Allerdings gibt es dabei große Mengen "Beifang": zu kleine Thunfische, Schildkröten oder Seidenhaie etwa. Hilfsmittel unterstützten die EU-Flotte aber bei der Vermeidung von CO2, sagt Sprecherin Vivian Loonela, "da gibt es kein Schwarz und Weiß". Damit hatte ein Vorschlag Kenias, FAD zu beschränken, keine Chance vor der IOTC.
Kaum Arbeitsplatzeffekte
Die EU gibt den Beobachtern Rätsel auf, denn die Unterstützungsmaßnahmen für die Fischfang-Industrie kosten viel Geld. Nach Angaben des Umweltinformationsdienstes Mongabay soll die spanische Fischereiindustrie zwischen 2000 und 2010 EU-Subventionen in Höhe von rund acht Milliarden Euro erhalten haben. Große Arbeitsplatzeffekte sind dabei zu bezweifeln - weite Teile des Prozesses laufen ja nicht in der EU ab.
Über vier Jahrzehnte haben EU-kontrollierte Schiffe allein fast vier Millionen Tonnen Thunfisch aus dem Indischen Ozean gezogen, rechnen Umweltschützer wie Nirmal Shah von "Nature Seychelles" vor, das sind ein Drittel aller Fänge.

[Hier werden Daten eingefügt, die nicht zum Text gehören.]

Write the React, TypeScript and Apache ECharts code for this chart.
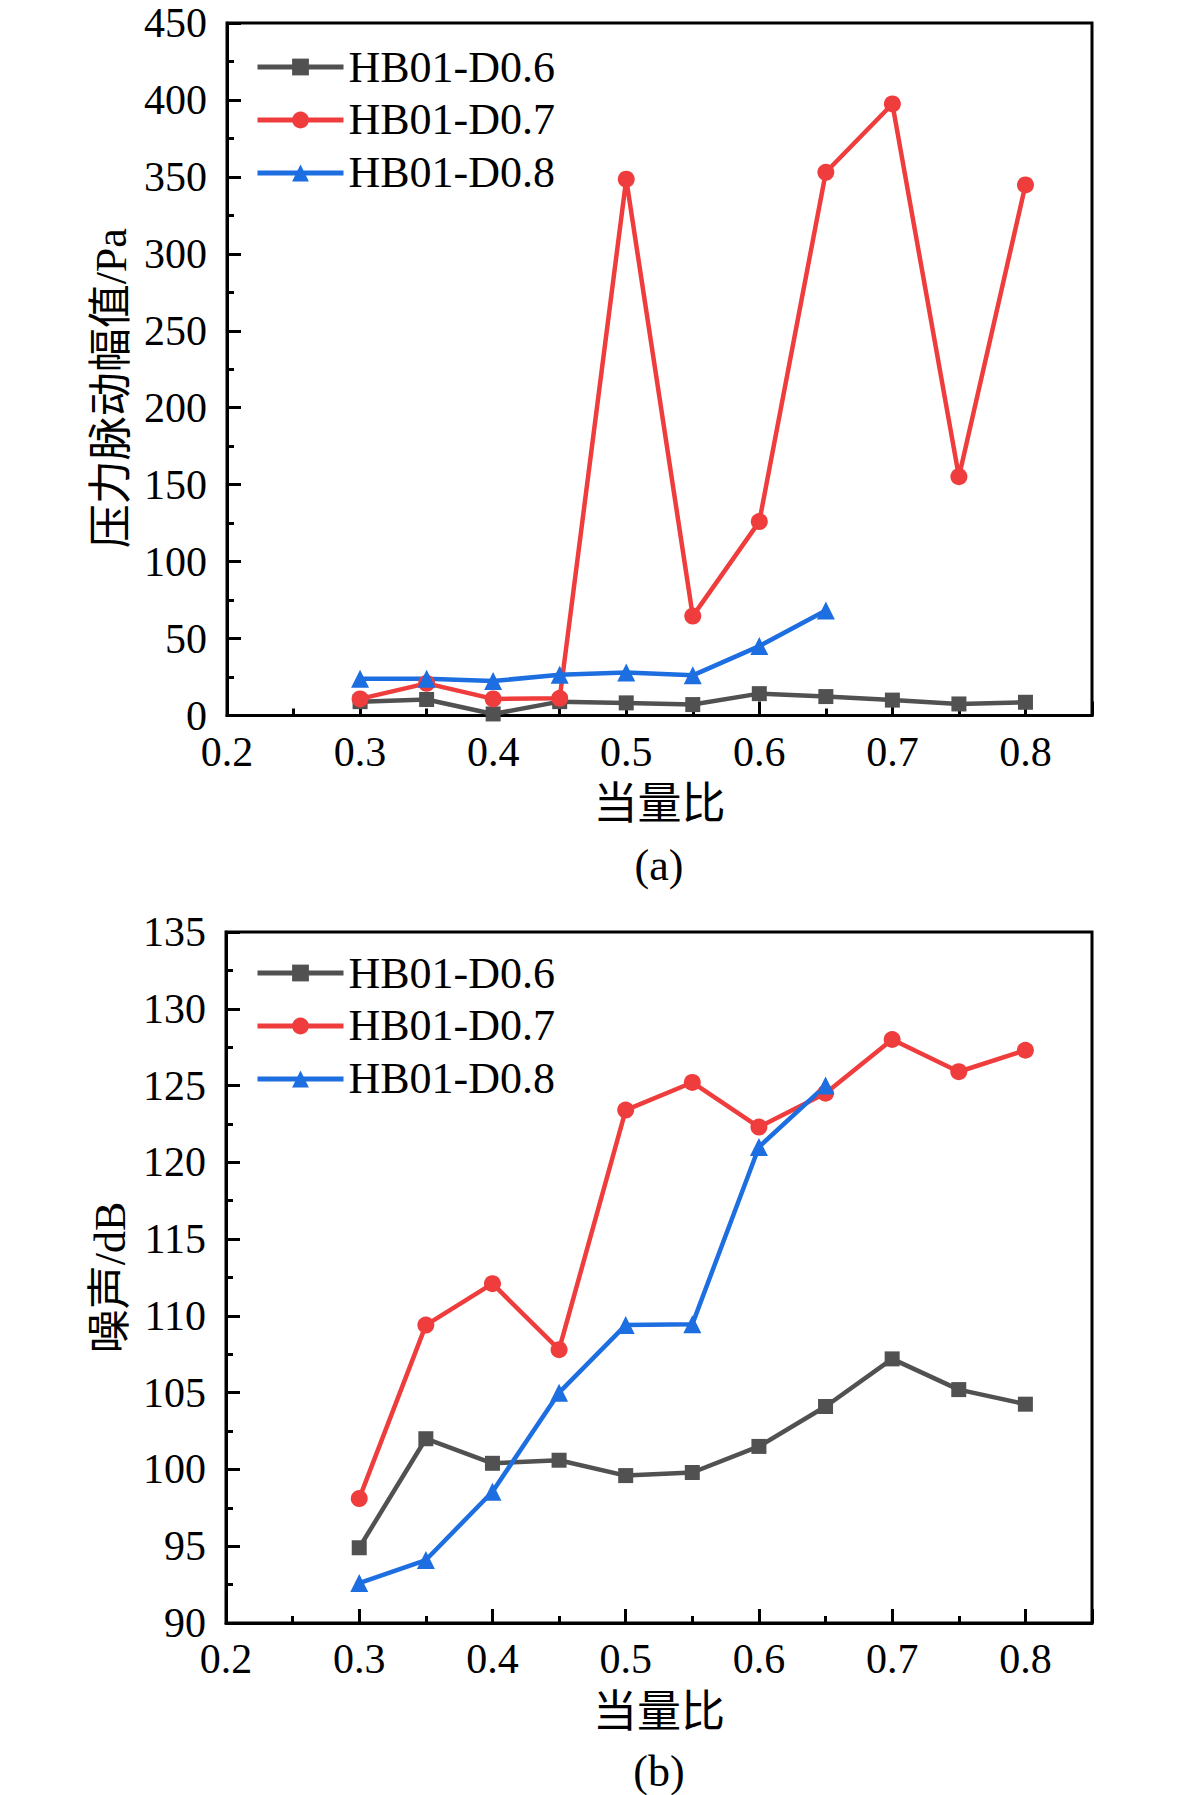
import { useEffect, useRef } from "react";
import * as echarts from "echarts";

const phi = [0.3, 0.35, 0.4, 0.45, 0.5, 0.55, 0.6, 0.65, 0.7, 0.75, 0.8];
const seriesNames = ["HB01-D0.6", "HB01-D0.7", "HB01-D0.8"];
const seriesColors = ["#515151", "#ef3d3d", "#1d6ee0"];
const seriesSymbols = ["rect", "circle", "triangle"];
const symbolSizes = [15, 17, 18];

// (a) pressure pulsation amplitude, Pa
const pressureD06 = [9, 10.4, 1, 9, 8.2, 7.1, 14.2, 12.3, 10, 7.5, 8.6];
const pressureD07 = [10.8, 20.9, 10.8, 11.2, 348.5, 64.6, 126, 353, 397.4, 155.2, 344.8];
const pressureD08 = [23.9, 23.9, 22.4, 26.5, 28, 26.1, 45.1, 68.3];

// (b) noise, dB
const noiseD06 = [94.9, 102, 100.4, 100.6, 99.6, 99.8, 101.5, 104.1, 107.2, 105.2, 104.25];
const noiseD07 = [98.1, 109.4, 112.1, 107.8, 123.4, 125.2, 122.3, 124.5, 128, 125.9, 127.3];
const noiseD08 = [92.6, 94.1, 98.55, 105, 109.4, 109.45, 121, 125];

const SERIF = "'Liberation Serif', 'Times New Roman', 'Noto Sans CJK SC', serif";

const pairs = (ys: number[]) => ys.map((y, i) => [phi[i], y]);

function xLabel(value: number) {
  const tenth = value * 10;
  return Math.abs(tenth - Math.round(tenth)) < 1e-6 ? value.toFixed(1) : "";
}

export default function App() {
  const ref = useRef<HTMLDivElement | null>(null);

  useEffect(() => {
    if (!ref.current) return;
    const chart = echarts.init(ref.current, undefined, { renderer: "svg" });

    const axisLine = { show: true, onZero: false, lineStyle: { color: "#000", width: 3 } };
    const labelStyle = { color: "#000", fontSize: 42, fontFamily: SERIF };
    const nameStyle = { color: "#000", fontSize: 44, fontFamily: SERIF };

    const xAxes = (gridIndex: number) => [
      {
        type: "value",
        gridIndex,
        position: "bottom",
        min: 0.2,
        max: 0.85,
        interval: 0.05,
        axisLine,
        axisTick: { show: true, inside: true, length: 7, lineStyle: { color: "#000", width: 3 } },
        axisLabel: { ...labelStyle, margin: 15, formatter: xLabel, showMaxLabel: false },
        splitLine: { show: false },
        name: "当量比",
        nameLocation: "middle",
        nameGap: 67,
        nameTextStyle: nameStyle,
      },
      {
        type: "value",
        gridIndex,
        position: "bottom",
        min: 0.2,
        max: 0.85,
        interval: 0.1,
        axisLine: { show: false, onZero: false },
        axisTick: { show: true, inside: true, length: 14, lineStyle: { color: "#000", width: 3 } },
        axisLabel: { show: false },
        splitLine: { show: false },
      },
    ];

    const yAxis = (gridIndex: number, min: number, max: number, interval: number, name: string, shift: number) => ({
      type: "value",
      gridIndex,
      min,
      max,
      interval,
      axisLine,
      axisTick: { show: true, inside: true, length: 14, lineStyle: { color: "#000", width: 3 } },
      minorTick: { show: true, splitNumber: 2, length: 7, lineStyle: { color: "#000", width: 3 } },
      axisLabel: { ...labelStyle, margin: 20 },
      splitLine: { show: false },
      name,
      nameLocation: "middle",
      nameGap: 93,
      nameTextStyle: { ...nameStyle, padding: [0, shift, 0, 0] },
    });

    const makeSeries = (data: number[][], k: number, xAxisIndex: number, yAxisIndex: number) => ({
      name: seriesNames[k],
      type: "line",
      xAxisIndex,
      yAxisIndex,
      data,
      symbol: seriesSymbols[k],
      symbolSize: symbolSizes[k],
      color: seriesColors[k],
      itemStyle: { color: seriesColors[k] },
      lineStyle: { color: seriesColors[k], width: 4.5 },
    });

    const legend = (top: number) => ({
      orient: "vertical",
      left: 255,
      top,
      padding: 0,
      itemGap: 9,
      itemWidth: 86,
      itemHeight: 21,
      selectedMode: false,
      data: seriesNames,
      lineStyle: { width: 5 },
      textStyle: { color: "#000", fontSize: 44, fontFamily: SERIF },
    });

    const frame = { show: true, borderColor: "#000", borderWidth: 3, backgroundColor: "transparent" };

    chart.setOption({
      animation: false,
      backgroundColor: "#fff",
      title: [
        { text: "(a)", left: 659, top: 843, textAlign: "center", padding: 0, textStyle: { ...nameStyle, fontWeight: "normal" } },
        { text: "(b)", left: 659, top: 1749, textAlign: "center", padding: 0, textStyle: { ...nameStyle, fontWeight: "normal" } },
      ],
      legend: [legend(45), legend(951)],
      grid: [
        { left: 227, top: 23, width: 865, height: 692.5, ...frame },
        { left: 226, top: 932, width: 866, height: 691, ...frame },
      ],
      xAxis: [...xAxes(0), ...xAxes(1)],
      yAxis: [
        yAxis(0, 0, 450, 50, "压力脉动幅值/Pa", 38),
        yAxis(1, 90, 135, 5, "噪声/dB", 0),
      ],
      series: [
        makeSeries(pairs(pressureD06), 0, 0, 0),
        makeSeries(pairs(pressureD07), 1, 0, 0),
        makeSeries(pairs(pressureD08), 2, 0, 0),
        makeSeries(pairs(noiseD06), 0, 2, 1),
        makeSeries(pairs(noiseD07), 1, 2, 1),
        makeSeries(pairs(noiseD08), 2, 2, 1),
      ],
    });

    return () => chart.dispose();
  }, []);

  return <div ref={ref} style={{ position: "absolute", left: 0, top: 0, width: 1181, height: 1795 }} />;
}
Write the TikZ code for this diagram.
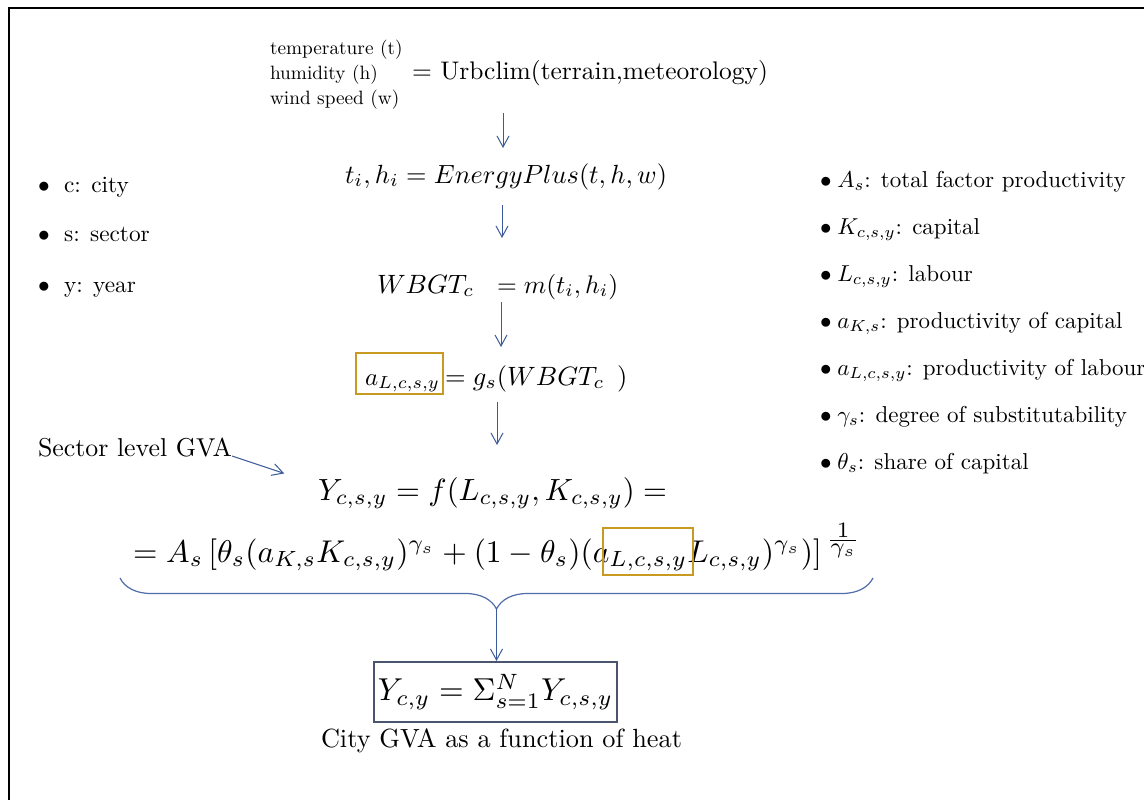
\documentclass[tikz,border=0pt]{standalone}
\usepackage{graphicx}
\usepackage{amsmath}
\usetikzlibrary{arrows.meta,decorations.pathreplacing,fit}
\definecolor{arrowblue}{HTML}{3A5A9A}
\definecolor{braceblue}{HTML}{4F6DA8}
\definecolor{boxgold}{HTML}{C99A22}
\definecolor{boxslate}{HTML}{4A5670}
\tikzset{
  lbl/.style={inner sep=0pt, outer sep=0pt, anchor=base west},
  arr/.style={draw=arrowblue, line width=1pt,
    -{Straight Barb[length=11pt,width=12pt,line width=1pt]}},
  goldbox/.style={draw=boxgold, line width=2pt, inner sep=0pt},
  slatebox/.style={draw=boxslate, line width=2pt, inner sep=0pt},
  frame/.style={draw=black, line width=2.2pt},
}
\newcommand{\lft}[1]{\scalebox{2.33}{\makebox[11.2pt][l]{$\bullet$}#1}}
\newcommand{\rgt}[1]{\scalebox{2.3}{\makebox[7.5pt][l]{$\bullet$}#1}}
\begin{document}
\begin{tikzpicture}[x=1pt,y=-1pt]
\useasboundingbox (0,0) rectangle (1144,800);
\fill[white] (0,0) rectangle (1144,800);
\draw[frame] (9,800) -- (9,8) -- (1144,8);

% climate inputs
\node[lbl] (t1) at (270,55) {\scalebox{1.93}{temperature (t)}};
\node[lbl] (t2) at (270,80) {\scalebox{1.93}{humidity (h)}};
\node[lbl, text depth=8pt] (t3) at (270,105) {\scalebox{1.93}{wind speed (w)}};
\node[lbl] (urb) at (412,80) {\resizebox{356pt}{!}{$=$ Urbclim(terrain,meteorology)}};

% chain of models
\node[lbl, text height=35pt, text depth=22pt] (ep) at (345,183)
  {\resizebox{322pt}{!}{$t_i, h_i = EnergyPlus(t,h,w)$}};
\node[lbl] (wb1) at (377,293) {\scalebox{2.65}{$WBGT_c$}};
\node[lbl, text height=55pt, text depth=9pt] (wb2) at (497,293)
  {\scalebox{2.55}{$= m(t_i,h_i)$}};
\node[lbl] (al) at (365,385) {\resizebox{75pt}{!}{$a_{L,c,s,y}$}};
\node[goldbox, fit={(356,353) (443,394)}] (albox) {};
\node[lbl, text height=38pt, text depth=17pt] (gs1) at (445,385)
  {\scalebox{2.65}{$= g_s(WBGT_c$}};
\node[lbl] (gs2) at (617,385) {\scalebox{2.65}{$)$}};

% sector and city output
\node[lbl] (sector) at (38,456) {\resizebox{194pt}{!}{Sector level GVA}};
\node[lbl, text height=55pt, text depth=24.4pt] (yl1) at (318,500)
  {\resizebox{349pt}{!}{$Y_{c,s,y} = f(L_{c,s,y}, K_{c,s,y}) =$}};
\node[lbl] (yl2) at (133,562)
  {\resizebox{728pt}{!}{$= A_s \left[\theta_s (a_{K,s} K_{c,s,y})^{\gamma_s} + (1-\theta_s)(a_{L,c,s,y} L_{c,s,y})^{\gamma_s})\right]^{\kern1.5pt\frac{\scriptstyle 1}{\scriptstyle\gamma_s}}$}};
\node[goldbox, fit={(603,528) (693,575)}] (albox2) {};
\node[slatebox, minimum width=243pt, minimum height=60pt] (yc) at (495.5,692)
  {\resizebox{235pt}{!}{$Y_{c,y} = \Sigma_{s=1}^N Y_{c,s,y}$}};
\node[lbl] (city) at (321,747) {\resizebox{361pt}{!}{City GVA as a function of heat}};

% index legend
\node[lbl] (l1) at (38,192) {\lft{c: city}};
\node[lbl] (l2) at (38,241) {\lft{s: sector}};
\node[lbl] (l3) at (38,292) {\lft{y: year}};

% parameter legend
\node[lbl] (r1) at (820,187) {\rgt{$A_s$: total factor productivity}};
\node[lbl] (r2) at (820,234) {\rgt{$K_{c,s,y}$: capital}};
\node[lbl] (r3) at (820,281) {\rgt{$L_{c,s,y}$: labour}};
\node[lbl] (r4) at (820,328) {\rgt{$a_{K,s}$: productivity of capital}};
\node[lbl] (r5) at (820,375) {\rgt{$a_{L,c,s,y}$: productivity of labour}};
\node[lbl] (r6) at (820,422) {\rgt{$\gamma_s$: degree of substitutability}};
\node[lbl] (r7) at (820,469) {\rgt{$\theta_s$: share of capital}};

% connectors
\draw[arr] (t3.south -| 503,0) -- (ep.north -| 503,0);
\draw[arr] (ep.south -| 502,0) -- (wb2.north -| 502,0);
\draw[arr] (wb2.south -| 501,0) -- (gs1.north -| 501,0);
\draw[arr] (gs1.south -| 497,0) -- (yl1.north -| 497,0);
\draw[arr, shorten >=35.6pt] (sector.base east) -- (yl1.west);

\coordinate (bl) at (120,578);
\coordinate (br) at (873,578);
\coordinate (bt) at (496.5,609);
\draw[braceblue, line width=1.2pt, decorate,
  decoration={brace, mirror, amplitude=31pt}] (bl) -- (br);
\draw[arr] (bt) -- (yc.north -| bt);
\end{tikzpicture}
\end{document}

Welchen höheren Grund gebe es für die EU, fern der Heimat mehr zu fischen als andere, die selbst Anrainer sind - arme Länder wie etwa Madagaskar? "Ich sehe Madagaskar nicht in der Welt rumlaufen und behaupten, es hätte eine tolle Strategie für nachhaltige Entwicklung", schimpft Shah. "Sie sagen nicht, wir haben einen grünen Plan, einen blauen Plan - aber die EU sagt es." Er sieht gar "Neokolonialismus“ am Werk.
Der Schutz der eigenen Fischerboote im Indischen Ozean war dem spanischen Staat vor einigen Jahren einen Militäreinsatz wert - hier schützt die Marine im Jahr 2009 Fischer auf dem Weg in Richtung Seychellen vor Piraten.
2,8 Millionen für kleinere Betriebe
Die nachhaltige Entwicklung versucht die EU mit künftig 2,8 Millionen Euro pro Jahr für kleine Fischereibetriebe und regionale Gemeinschaftsprojekte voranzubringen. Der Ansatz ist sicher gut gemeint, mittelfristig wollen die Insulaner aber lieber auf eigenen Füßen stehen, auch wirtschaftlich.
Louis Bossy, Fisch-Exporteur und Firmenchef von "Fish-Basket" weiß: "Die Regierung möchte die Fischerei zu einer Hauptsäule unserer Wirtschaft machen. Es braucht Zeit - aber es ist machbar."